How to - Organic Gardening

Five composting don'ts (and dos)

Katharine Fletcher

Don’t sweat when it comes composting, just follow some simple guidelines

Don’t toss in wet, packed grass clippings and expect black gold
“Essentially a good compost pile needs four elements: some carbon-containing material, nitrogen containing material, oxygen and moisture,” says Hinks.

Add “browns” (soil, twigs, branches, pet hair, coffee grounds, floor sweepings = carbon) and “greens” (grass clippings, vegetable parings = nitrogen).

What about oxygen? “If you’re adding bulky materials, there should already be enough air [between the branches and twigs] to ensure good aerobic processing,” says Last.

Aerobic digestion occurs when there is oxygen present, which is a good thing.
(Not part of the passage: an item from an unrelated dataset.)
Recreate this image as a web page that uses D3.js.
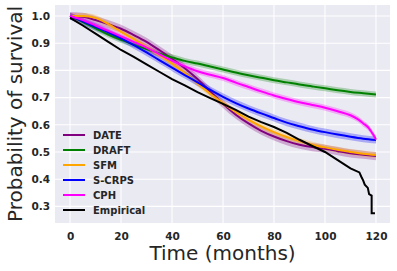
<!DOCTYPE html>
<html>
<head>
<meta charset="utf-8">
<script src="https://cdn.jsdelivr.net/npm/d3@7"></script>
<style>
  body { margin: 0; background: #fff; }
  text { font-family: "DejaVu Sans", sans-serif; fill: #262626; }
</style>
</head>
<body>
<div id="chart"></div>
<script>
// 数据
const times = [0, 5, 10, 15, 20, 25, 30, 35, 40, 45, 50, 55, 60, 65, 70, 75, 80, 85, 90, 95, 100, 105, 110, 115, 120];

const dateSurv  = [1.0, 0.997, 0.985, 0.97, 0.953, 0.93, 0.905, 0.875, 0.843, 0.808, 0.768, 0.722, 0.677, 0.637, 0.605, 0.578, 0.557, 0.54, 0.527, 0.518, 0.512, 0.503, 0.495, 0.49, 0.485];
const draftSurv = [1.0, 0.978, 0.955, 0.932, 0.912, 0.895, 0.878, 0.862, 0.848, 0.835, 0.825, 0.814, 0.803, 0.792, 0.782, 0.773, 0.764, 0.756, 0.748, 0.741, 0.734, 0.727, 0.721, 0.716, 0.711];
const sfmSurv   = [1.0, 1.0, 0.993, 0.97, 0.942, 0.915, 0.886, 0.857, 0.825, 0.79, 0.752, 0.714, 0.68, 0.647, 0.619, 0.594, 0.573, 0.555, 0.54, 0.527, 0.517, 0.508, 0.5, 0.494, 0.489];
const scrpsSurv = [1.0, 0.98, 0.96, 0.94, 0.918, 0.893, 0.866, 0.838, 0.81, 0.783, 0.756, 0.728, 0.703, 0.68, 0.66, 0.642, 0.625, 0.608, 0.595, 0.583, 0.573, 0.564, 0.556, 0.549, 0.544];

// CPH 尾部下降较快，单独给时间点
const cphTimes = [0, 5, 10, 15, 20, 25, 30, 35, 40, 45, 50, 55, 60, 65, 70, 75, 80, 85, 90, 95, 100, 105, 110, 113, 115, 117, 118.5, 119.5, 120];
const cphSurv  = [1.0, 0.985, 0.965, 0.945, 0.925, 0.905, 0.884, 0.86, 0.836, 0.815, 0.797, 0.784, 0.772, 0.755, 0.739, 0.723, 0.708, 0.695, 0.683, 0.673, 0.663, 0.65, 0.635, 0.62, 0.605, 0.59, 0.57, 0.555, 0.545];

// 经验生存曲线（Kaplan-Meier）
const empTimes = [0, 5, 10, 15, 20, 25, 30, 35, 40, 45, 50, 55, 60, 65, 70, 75, 80, 85, 90, 95, 100, 105, 110, 113.5, 114.2, 115, 115.6, 116.8, 117.3, 118.3, 118.3, 119.6];
const empSurv  = [0.993, 0.965, 0.935, 0.905, 0.875, 0.85, 0.822, 0.795, 0.768, 0.745, 0.72, 0.698, 0.677, 0.655, 0.63, 0.61, 0.592, 0.57, 0.545, 0.522, 0.5, 0.47, 0.44, 0.425, 0.41, 0.395, 0.38, 0.368, 0.345, 0.34, 0.275, 0.275];

// 置信带半宽
const ciHalfWidth = [0.015, 0.011, 0.011, 0.013, 0.011];

const seriesNames = ["DATE", "DRAFT", "SFM", "S-CRPS", "CPH", "Empirical"];
const seriesColors = ["purple", "green", "orange", "blue", "magenta", "black"];

const xTicks = [0, 20, 40, 60, 80, 100, 120];
const yTicks = [0.3, 0.4, 0.5, 0.6, 0.7, 0.8, 0.9, 1.0];

// 画布
const width = 397, height = 271;
const margin = {left: 55, top: 5, right: 7, bottom: 48};
const innerW = width - margin.left - margin.right;
const innerH = height - margin.top - margin.bottom;

const svg = d3.select("#chart").append("svg")
    .attr("width", width)
    .attr("height", height);

const g = svg.append("g")
    .attr("transform", `translate(${margin.left},${margin.top})`);

const x = d3.scaleLinear().domain([-5.9, 125.5]).range([0, innerW]);
const y = d3.scaleLinear().domain([0.239, 1.0404]).range([innerH, 0]);

// 背景（seaborn darkgrid）
g.append("rect")
    .attr("width", innerW)
    .attr("height", innerH)
    .attr("fill", "#EAEAF2");

// 网格线
g.selectAll(".xgrid").data(xTicks).enter().append("line")
    .attr("x1", d => x(d)).attr("x2", d => x(d))
    .attr("y1", 0).attr("y2", innerH)
    .attr("stroke", "#fff").attr("stroke-width", 1.1);

g.selectAll(".ygrid").data(yTicks).enter().append("line")
    .attr("x1", 0).attr("x2", innerW)
    .attr("y1", d => y(d)).attr("y2", d => y(d))
    .attr("stroke", "#fff").attr("stroke-width", 1.1);

// 坐标轴（不画轴线，只要刻度文字）
const xAxis = g.append("g")
    .attr("transform", `translate(0,${innerH})`)
    .call(d3.axisBottom(x).tickValues(xTicks).tickSize(0).tickPadding(10).tickFormat(d3.format("d")));
const yAxis = g.append("g")
    .call(d3.axisLeft(y).tickValues(yTicks).tickSize(0).tickPadding(5).tickFormat(d3.format(".1f")));

[xAxis, yAxis].forEach(ax => {
    ax.select(".domain").remove();
    ax.selectAll("text")
        .style("font-family", "DejaVu Sans")
        .style("font-weight", "bold")
        .style("font-size", "10.5px")
        .attr("fill", "#262626");
});

// 组装模型曲线
const models = [
    {name: "DATE", t: times, s: dateSurv},
    {name: "DRAFT", t: times, s: draftSurv},
    {name: "SFM", t: times, s: sfmSurv},
    {name: "S-CRPS", t: times, s: scrpsSurv},
    {name: "CPH", t: cphTimes, s: cphSurv}
];

const line = d3.line()
    .x(d => x(d[0]))
    .y(d => y(d[1]));

const band = d3.area()
    .x(d => x(d[0]))
    .y0(d => y(d[1] - d[2]))
    .y1(d => y(d[1] + d[2]));

// 置信带
models.forEach((m, i) => {
    const pts = m.t.map((t, k) => [t, m.s[k], ciHalfWidth[i]]);
    g.append("path")
        .datum(pts)
        .attr("d", band.curve(d3.curveMonotoneX))
        .attr("fill", seriesColors[i])
        .attr("opacity", 0.28);
});

// 曲线
models.forEach((m, i) => {
    const pts = m.t.map((t, k) => [t, m.s[k]]);
    g.append("path")
        .datum(pts)
        .attr("d", line.curve(d3.curveMonotoneX))
        .attr("fill", "none")
        .attr("stroke", seriesColors[i])
        .attr("stroke-width", 2);
});

// 经验曲线
g.append("path")
    .datum(empTimes.map((t, k) => [t, empSurv[k]]))
    .attr("d", line.curve(d3.curveLinear))
    .attr("fill", "none")
    .attr("stroke", "black")
    .attr("stroke-width", 2);

// 图例
const legend = g.append("g").attr("transform", "translate(8,130)");
seriesNames.forEach((name, i) => {
    const row = legend.append("g").attr("transform", `translate(0,${i * 15})`);
    row.append("line")
        .attr("x1", 0).attr("x2", 22)
        .attr("y1", 0).attr("y2", 0)
        .attr("stroke", seriesColors[i])
        .attr("stroke-width", 2);
    row.append("text")
        .attr("x", 30).attr("y", 3.6)
        .style("font-weight", "bold")
        .style("font-size", "10px")
        .text(name);
});

// 轴标题
svg.append("text")
    .attr("x", margin.left + innerW / 2)
    .attr("y", 260)
    .attr("text-anchor", "middle")
    .style("font-size", "20px")
    .text("Time (months)");

svg.append("text")
    .attr("transform", `translate(22,${margin.top + innerH / 2}) rotate(-90)`)
    .attr("text-anchor", "middle")
    .style("font-size", "20px")
    .text("Probability of survival");
</script>
</body>
</html>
Anaerobic decomposition is what creates the smell while items rot, when there isn’t sufficient oxygen.

How do you fix smells? “I add a bit more brown stuff and give it a bit of a stir,” says Last. “If it’s not breaking down well, I first check light and water levels. If both are adequate, I add a bit more of the green stuff.”

Moreover, explains Hinks, there’s a formula to help us: “Balance ‘wet’ materials, such as vegetable and fruit scraps, that are high in nitrogen with ‘dry’ materials, such as dead leaves and straw, that are high in carbon. Ratio is 1 part wet to 2 parts dry.”

Don’t turn too much!
Turn, turn, turn? Not! Both master gardeners challenge this mantra. Says Hinks: “The important thing is the availability of oxygen to aid decomposition. This is why people turn their compost piles. But if you successfully layer dry and wet, turning is probably not necessary.”

“Effective composting is a bit like cooking,” Last adds. “The recipe and method can and should be adjusted according to what you want to feed your plants. Beneficial bacteria add nitrogen to soil, which is great if you are top-dressing a lawn, but nitrogen in flower beds can promote leafy growth without necessarily enhancing flower and fruit production.”

When compost is turned frequently, tiny thread fungi called mycelium are constantly being broken and will not develop well, says Last. “Mycelium forms symbiotic relations with plant roots, especially on woody plants, where it enhances flower and fruit production.”

Don’t get hung up!
Hinks encourages us, saying: “There are many ways to compost that are successful.”

Understandably, his colleague agrees. “The science and chemistry behind composting and soil biota can be extremely complex, but home gardeners don’t need to know all the details,” Last adds.

Now, who’s for giving black gold a go?